Start of the interview the lady asked me to name 3 adjectives that my friends would say to describe my personality . Answered those pretty easily. She then asked me to name three adjectives that my mother would describe me with. I stumbled through this part. She then had the nerve to ask me to name another three adjectives that my father would use to describe my personality. By this time I was talking out of my ass and sweating bullets…..we repeated this with weaknesses………did not get the internship.
It was during an interview that the guy started asking me about valuation, and naturally the conversation went along the DCF route. I was quite chilled as I’ve already accepted another bank and was merely doing the interview because the bank’s tower had some awesome views (I had my camara with me). So we were chatting about DCF and come P/E ratios as well, not hard, I relaxed, and then out of the blue the guy asks me about WACC. The first thing that came into my mind was the “Baby got WACC” song (youtube it), and I started giggling. The look on the guy’ face was so epic that I started full on laughing and by the time I’ve finished I knew that we would not be working together.
But the best part is, my rejection feedback said “too dogmatic”.
When I was interviewing for Citi Sophomore Rotational last year, I forgot that the time was eastern not central for my call. So I get called out of the blue on my cell phone an hour early, unprepared. I wasn’t expecting to use my cell phone, because I had reserved a room at my school to use a land line phone in a quiet room. So when she would have called I would have called her back with that phone. Unfortunately that didn’t happen.
So when she gave me the unexpected ring, I noticed that I didn’t have many bars on my phone. So I tell her I’ll call her back in five minutes as I get to a better location. When I get there, I call her again and start the interview. Things were going fine, until…yeah you guessed it…my batteries died. fml. So I run back to my dorm room like a mad man and nearly tear my backpack open looking for my charger. I plug it in and call her again for the third time. I apologize profusely, and she still seems fine. We continue the interview.

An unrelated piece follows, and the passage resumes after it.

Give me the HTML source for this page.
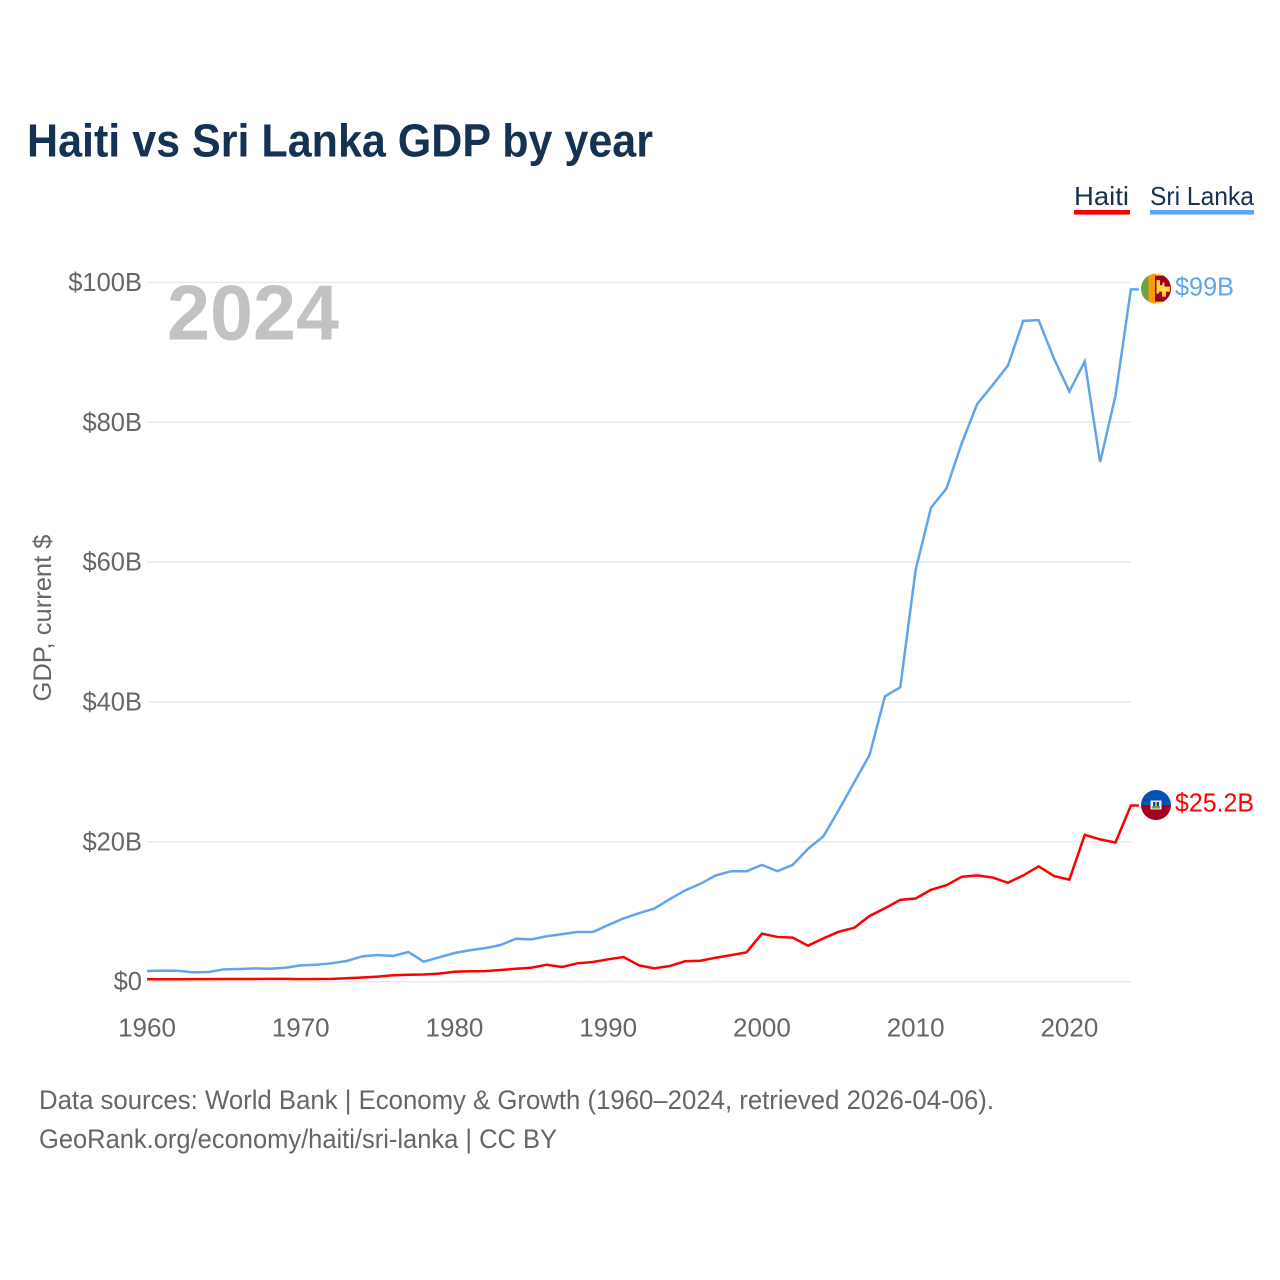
<!DOCTYPE html>
<html lang="en">
<head>
<meta charset="utf-8">
<title>Haiti vs Sri Lanka GDP by year</title>
<style>
html,body{margin:0;padding:0;background:#fff;}
svg{display:block;font-family:"Liberation Sans",sans-serif;}
</style>
</head>
<body>
<svg id="chart" xmlns="http://www.w3.org/2000/svg" width="1280" height="1280" viewBox="0 0 1280 1280">
  <defs>
    <clipPath id="flag-clip"><circle cx="0" cy="0" r="15"/></clipPath>
  </defs>
  <rect x="0" y="0" width="1280" height="1280" fill="#ffffff"/>
  <text x="27" y="156.5" font-size="46" font-weight="700" fill="#163253" textLength="626" lengthAdjust="spacingAndGlyphs">Haiti vs Sri Lanka GDP by year</text>

  <g>
    <g>
      <text x="1074" y="205" font-size="26" fill="#163253" textLength="55" lengthAdjust="spacingAndGlyphs">Haiti</text>
      <rect x="1074" y="210" width="56" height="4.6" fill="#ff0000"/>
    </g>
    <g>
      <text x="1150" y="205" font-size="26" fill="#163253" textLength="104" lengthAdjust="spacingAndGlyphs">Sri Lanka</text>
      <rect x="1150" y="210" width="104" height="4.6" fill="#60a5ec"/>
    </g>
  </g>

  <g id="grid"></g>
  <g id="y-ticks"></g>
  <g id="x-ticks"></g>
  <text transform="translate(51,618) rotate(-90)" text-anchor="middle" font-size="25" fill="#666666" textLength="167" lengthAdjust="spacingAndGlyphs">GDP, current $</text>
  <text id="year-label" x="167" y="339.5" font-size="78" font-weight="700" fill="#c2c2c2" textLength="172" lengthAdjust="spacingAndGlyphs">2024</text>
  <g id="series"></g>

  <g id="flag-sri-lanka">
    <g clip-path="url(#flag-clip)">
      <rect x="-15" y="-16" width="30" height="32" fill="#ffda44"/>
      <rect x="-15" y="-16" width="7.5" height="32" fill="#6da544"/>
      <rect x="-7.5" y="-16" width="7" height="32" fill="#ff9811"/>
      <rect x="-1" y="-13" width="16" height="26" fill="#a2001d"/>
      <path d="M0.5,-8.5H4V-3.5H6.5V-6H8.5V-2H14V3H10V8H6V3H3V5H0.5Z" fill="#ffda44"/>
    </g>
  </g>
  <g id="flag-haiti">
    <g clip-path="url(#flag-clip)">
      <rect x="-15" y="-16" width="30" height="16" fill="#0052b4"/>
      <rect x="-15" y="0" width="30" height="16" fill="#a2001d"/>
      <rect x="-5.5" y="-4.5" width="11" height="9" fill="#f0f0f0"/>
      <rect x="-3" y="-3" width="6" height="4.5" fill="#0052b4"/>
      <rect x="-1" y="-3" width="2" height="4.5" fill="#ff9811"/>
      <rect x="-4" y="1.5" width="8" height="2" fill="#6da544"/>
    </g>
  </g>
  <text id="value-sri-lanka" x="1175" font-size="26" fill="#60a5ec" textLength="59" lengthAdjust="spacingAndGlyphs">$99B</text>
  <text id="value-haiti" x="1175" font-size="26" fill="#ff0000" textLength="79" lengthAdjust="spacingAndGlyphs">$25.2B</text>

  <g>
    <text x="39" y="1109" font-size="27" fill="#666666" textLength="955" lengthAdjust="spacingAndGlyphs">Data sources: World Bank | Economy &amp; Growth (1960–2024, retrieved 2026-04-06).</text>
    <text x="39" y="1148" font-size="27" fill="#666666" textLength="518" lengthAdjust="spacingAndGlyphs">GeoRank.org/economy/haiti/sri-lanka | CC BY</text>
  </g>
</svg>
<script>
var startYear = 1960;
var xTickYears = [1960, 1970, 1980, 1990, 2000, 2010, 2020];
var yTickValues = [0, 20, 40, 60, 80, 100];
var yTickLabels = ["$0", "$20B", "$40B", "$60B", "$80B", "$100B"];
var sriLankaValues = [
  1.53, 1.58, 1.56, 1.34, 1.39, 1.77, 1.82, 1.91, 1.86, 2.0,
  2.34, 2.43, 2.63, 2.96, 3.63, 3.82, 3.68, 4.25, 2.86, 3.49,
  4.1, 4.5, 4.8, 5.25, 6.15, 6.05, 6.5, 6.8, 7.1, 7.1,
  8.1, 9.05, 9.8, 10.45, 11.8, 13.05, 14.0, 15.2, 15.8, 15.8,
  16.7, 15.8, 16.7, 19.0, 20.8, 24.55, 28.5, 32.4, 40.8, 42.1,
  58.9, 67.8, 70.5, 77.0, 82.6, 85.3, 88.1, 94.5, 94.6, 89.1,
  84.4, 88.7, 74.3, 83.8, 99.0
];
var haitiValues = [
  0.35, 0.35, 0.35, 0.36, 0.36, 0.38, 0.39, 0.39, 0.4, 0.41,
  0.36, 0.38, 0.41, 0.5, 0.6, 0.72, 0.92, 1.0, 1.03, 1.15,
  1.43, 1.5, 1.52, 1.67, 1.85, 2.0, 2.43, 2.1, 2.63, 2.82,
  3.2, 3.53, 2.34, 1.9, 2.24, 2.92, 3.0, 3.43, 3.8, 4.2,
  6.87, 6.4, 6.3, 5.15, 6.2, 7.15, 7.7, 9.4, 10.5, 11.7,
  11.9, 13.15, 13.8, 15.0, 15.2, 14.9, 14.15, 15.2, 16.5, 15.1,
  14.6, 21.0, 20.35, 19.9, 25.2
];

var SVG_NS = "http://www.w3.org/2000/svg";
function xScale(year) { return 147 + (year - 1960) * 15.373; }
function yScale(value) { return 981.7 - value * 6.993; }
function make(tag, attrs, parent) {
  var node = document.createElementNS(SVG_NS, tag);
  for (var key in attrs) { node.setAttribute(key, attrs[key]); }
  parent.appendChild(node);
  return node;
}
function linePoints(values) {
  var pts = values.map(function (v, i) {
    return xScale(startYear + i).toFixed(2) + "," + yScale(v).toFixed(2);
  });
  var lastY = yScale(values[values.length - 1]).toFixed(2);
  pts.push((xScale(startYear + values.length - 1) + 8).toFixed(2) + "," + lastY);
  return pts.join(" ");
}

var gridGroup = document.getElementById("grid");
var yTickGroup = document.getElementById("y-ticks");
var xTickGroup = document.getElementById("x-ticks");
var seriesGroup = document.getElementById("series");
var lastYear = startYear + sriLankaValues.length - 1;

yTickValues.forEach(function (value, i) {
  var line = make("line", {
    x1: 147, x2: xScale(lastYear), y1: yScale(value), y2: yScale(value),
    stroke: "#e8e8e8", "stroke-width": 1.4
  }, gridGroup);
  
  
  var label = make("text", {
    x: 142, y: yScale(value) + 8.5, "text-anchor": "end",
    "font-size": 25.5, fill: "#666666"
  }, yTickGroup);
  label.textContent = yTickLabels[i];
  
  
});

xTickYears.forEach(function (year) {
  var label = make("text", {
    x: xScale(year), y: 1036.5, "text-anchor": "middle",
    "font-size": 26, fill: "#666666"
  }, xTickGroup);
  label.textContent = String(year);
  
  
});

var sriLankaLine = make("polyline", {
  points: linePoints(sriLankaValues), fill: "none", stroke: "#60a5ec",
  "stroke-width": 2.5, "stroke-linejoin": "miter"
}, seriesGroup);



var haitiLine = make("polyline", {
  points: linePoints(haitiValues), fill: "none", stroke: "#ff0000",
  "stroke-width": 2.5, "stroke-linejoin": "miter"
}, seriesGroup);



var slEnd = yScale(sriLankaValues[sriLankaValues.length - 1]);
var htEnd = yScale(haitiValues[haitiValues.length - 1]);
document.getElementById("flag-sri-lanka").setAttribute("transform", "translate(1156," + (slEnd - 0.8) + ")");
document.getElementById("flag-haiti").setAttribute("transform", "translate(1156," + (htEnd - 0.5) + ")");
document.getElementById("value-sri-lanka").setAttribute("y", slEnd + 5.9);
document.getElementById("value-haiti").setAttribute("y", htEnd + 5.9);
</script>
</body>
</html>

I thought nothing would go wrong from there on out, but nope-my dorm is of course in a shitty area, and I didn’t get many bars. So once again the call ends abruptly. At this point I was fuming and threw my phone against the wall causing the battery to fall out and creating a dent on one side of the phone so I couldn’t put the battery cover back on. So I get some duct tape and tape the battery back, hoping it wouldn’t fall out on its on. A few seconds later, the recruiter calls back and asks what happened. I again say I’m sorry, while at the same time trying to control myself from shouting. I do manage to get through the rest of the interview fine. The actual interview itself was probably one of the best phone interviews I’d ever had in terms of getting good questions and expressing myself articulately. But of course, I knew I was dinged and got a rejection a couple weeks later.
I interviewed with a financial data supplier / data base as a business analyst. My interviewer knew absolutely nothing about finance but plenty about databases, so proceeded to ask me database questions the entire interview that had nothing to do with the position that I applied for.

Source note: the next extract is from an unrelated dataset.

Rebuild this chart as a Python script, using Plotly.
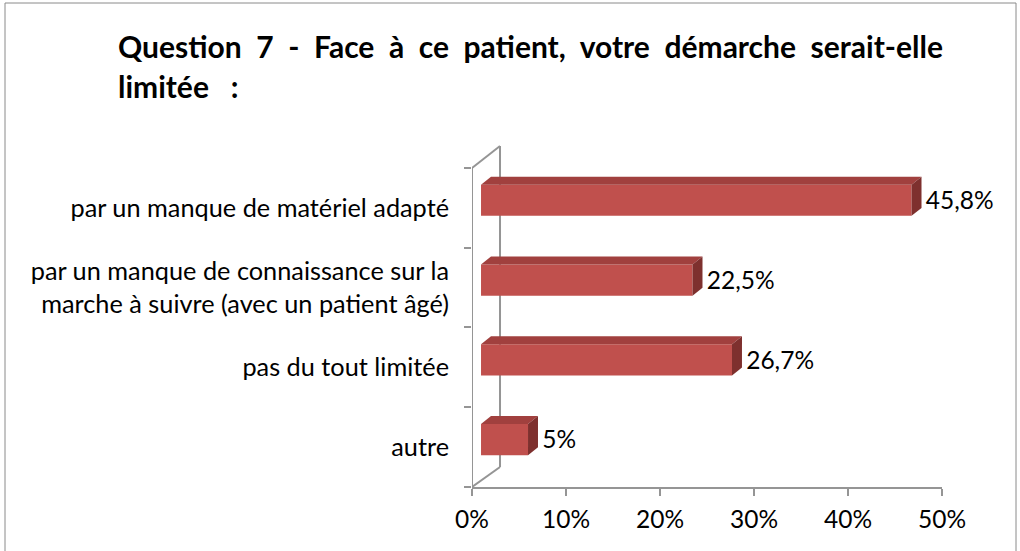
import plotly.graph_objects as go

# data
categories = [
    "par un manque de matériel adapté",
    "par un manque de connaissance sur la<br>marche à suivre (avec un patient âgé)",
    "pas du tout limitée",
    "autre",
]
values = [45.8, 22.5, 26.7, 5]
value_labels = ["45,8%", "22,5%", "26,7%", "5%"]
x_ticks = [0, 10, 20, 30, 40, 50]
x_tick_labels = ["0%", "10%", "20%", "30%", "40%", "50%"]

FONT = "Lato, Calibri, Carlito, sans-serif"
FS = 24.5
RED = "#C0504D"
RED_TOP = "#A1403E"
RED_SIDE = "#7E302E"
GRAY = "#959595"

# 3d look (in axis units)
shift_x, shift_y = 0.96, -0.094     # bars sit a bit inside the box
depth_x, depth_y = 1.06, -0.10      # top/side face depth
half_h = 0.195
wall_x, wall_top, wall_bot = 2.98, -0.775, 3.25

pos = list(range(len(categories)))

fig = go.Figure()

# front faces
fig.add_trace(go.Bar(
    y=[p + shift_y for p in pos], x=values, base=shift_x,
    orientation="h", width=2 * half_h,
    marker=dict(color=RED, line=dict(width=0)),
    hoverinfo="skip", showlegend=False,
))

# top and side faces
for p, v in zip(pos, values):
    x0 = shift_x
    x1 = shift_x + v
    yt = p + shift_y - half_h
    yb = p + shift_y + half_h
    fig.add_trace(go.Scatter(
        x=[x0, x1, x1 + depth_x, x0 + depth_x, x0],
        y=[yt, yt, yt + depth_y, yt + depth_y, yt],
        fill="toself", fillcolor=RED_TOP, mode="lines",
        line=dict(width=0), hoverinfo="skip", showlegend=False,
    ))
    fig.add_trace(go.Scatter(
        x=[x1, x1 + depth_x, x1 + depth_x, x1, x1],
        y=[yt, yt + depth_y, yb + depth_y, yb, yt],
        fill="toself", fillcolor=RED_SIDE, mode="lines",
        line=dict(width=0), hoverinfo="skip", showlegend=False,
    ))

# value labels
fig.add_trace(go.Scatter(
    x=[v + shift_x + depth_x + 0.45 for v in values],
    y=[p - 0.06 for p in pos],
    mode="text", text=value_labels, textposition="middle right",
    textfont=dict(family=FONT, size=FS, color="#000000"),
    cliponaxis=False, hoverinfo="skip", showlegend=False,
))

# box walls (front edge, back edge, diagonals)
wall_lines = [
    (0, -0.5, 0, 3.5),
    (wall_x, wall_top, wall_x, wall_bot),
    (0, -0.5, wall_x, wall_top),
    (0, 3.5, wall_x, wall_bot),
]
shapes = [
    dict(type="line", xref="x", yref="y", x0=a, y0=b, x1=c, y1=d,
         line=dict(color=GRAY, width=2), layer="below")
    for a, b, c, d in wall_lines
]

# outer frame of the chart
W, H = 1020, 551
L, R, T, B = 472, 78, 140, 64
pw, ph = W - L - R, H - T - B
def px(x):
    return (x - L) / pw
def py(y):
    return (H - B - y) / ph
shapes.append(dict(type="rect", xref="paper", yref="paper",
                   x0=px(5), x1=px(1016), y0=py(3), y1=py(600),
                   line=dict(color="#8a8a8a", width=1), layer="below"))

title_words = ["Question", "7", "-", "Face", "à", "ce", "patient,", "votre",
               "démarche", "serait-elle"]
gap = "\u00a0\u00a0"
title_line1 = gap.join(title_words)

fig.update_layout(
    width=W, height=H,
    margin=dict(l=L, r=R, t=T, b=B),
    paper_bgcolor="white", plot_bgcolor="white",
    font=dict(family=FONT, size=FS, color="#000000"),
    shapes=shapes,
    showlegend=False,
)
fig.add_annotation(
    text="<b>" + title_line1 + "</b>", xref="paper", yref="paper",
    x=px(116), y=py(66), xanchor="left", yanchor="bottom", showarrow=False,
    font=dict(family=FONT, size=30, color="#000000"),
)
fig.add_annotation(
    text="<b>limitée\u00a0\u00a0\u00a0:</b>", xref="paper", yref="paper",
    x=px(116), y=py(106), xanchor="left", yanchor="bottom", showarrow=False,
    font=dict(family=FONT, size=30, color="#000000"),
)

fig.update_xaxes(
    range=[0, 50], tickvals=x_ticks, ticktext=x_tick_labels,
    ticks="outside", ticklen=7, tickwidth=2, tickcolor=GRAY,
    showline=True, linecolor=GRAY, linewidth=2,
    showgrid=False, zeroline=False, fixedrange=True,
    ticklabelstandoff=3,
    tickfont=dict(family=FONT, size=FS),
)
fig.update_yaxes(
    range=[3.5, -0.85], tickvals=pos, ticktext=categories,
    ticks="", showline=False, showgrid=False, zeroline=False,
    ticklabelstandoff=22,
    minor=dict(tickvals=[-0.5, 0.5, 1.5, 2.5, 3.5], ticks="outside",
               ticklen=7, tickwidth=2, tickcolor=GRAY, showgrid=False),
    tickfont=dict(family=FONT, size=25.3),
    fixedrange=True,
)

fig.write_html("out.html", config={"displayModeBar": False},
               post_script="document.body.style.margin='0px';")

Best example, he asked me to create a relationship logic diagram, which I had no idea what the hell he meant by it. I proceeded to draw an elaborate diagram for about 15 minutes while he watched and smiled as I suffered my way through it. After I was finished, he picked up the pen, drew 3 boxes and 5 lines connecting all the boxes together and told me that was the correct solution.
For a Goldman internship back in college, the interviewers asked me to tell them about myself. This was one of my first interviews so I was very inexperienced, and I was pretty nervous. I didn’t know where to begin, so I panicked and ended up giving them my life story, from where I was born all the way to college. The rest of the interview was very harsh and they really grilled me on every single thing on my resume. It was more like an interrogation than an interview. It was a typical stress interview, and I ended up finishing it with a headache, and clothes drenched with sweat. I didn’t get called back.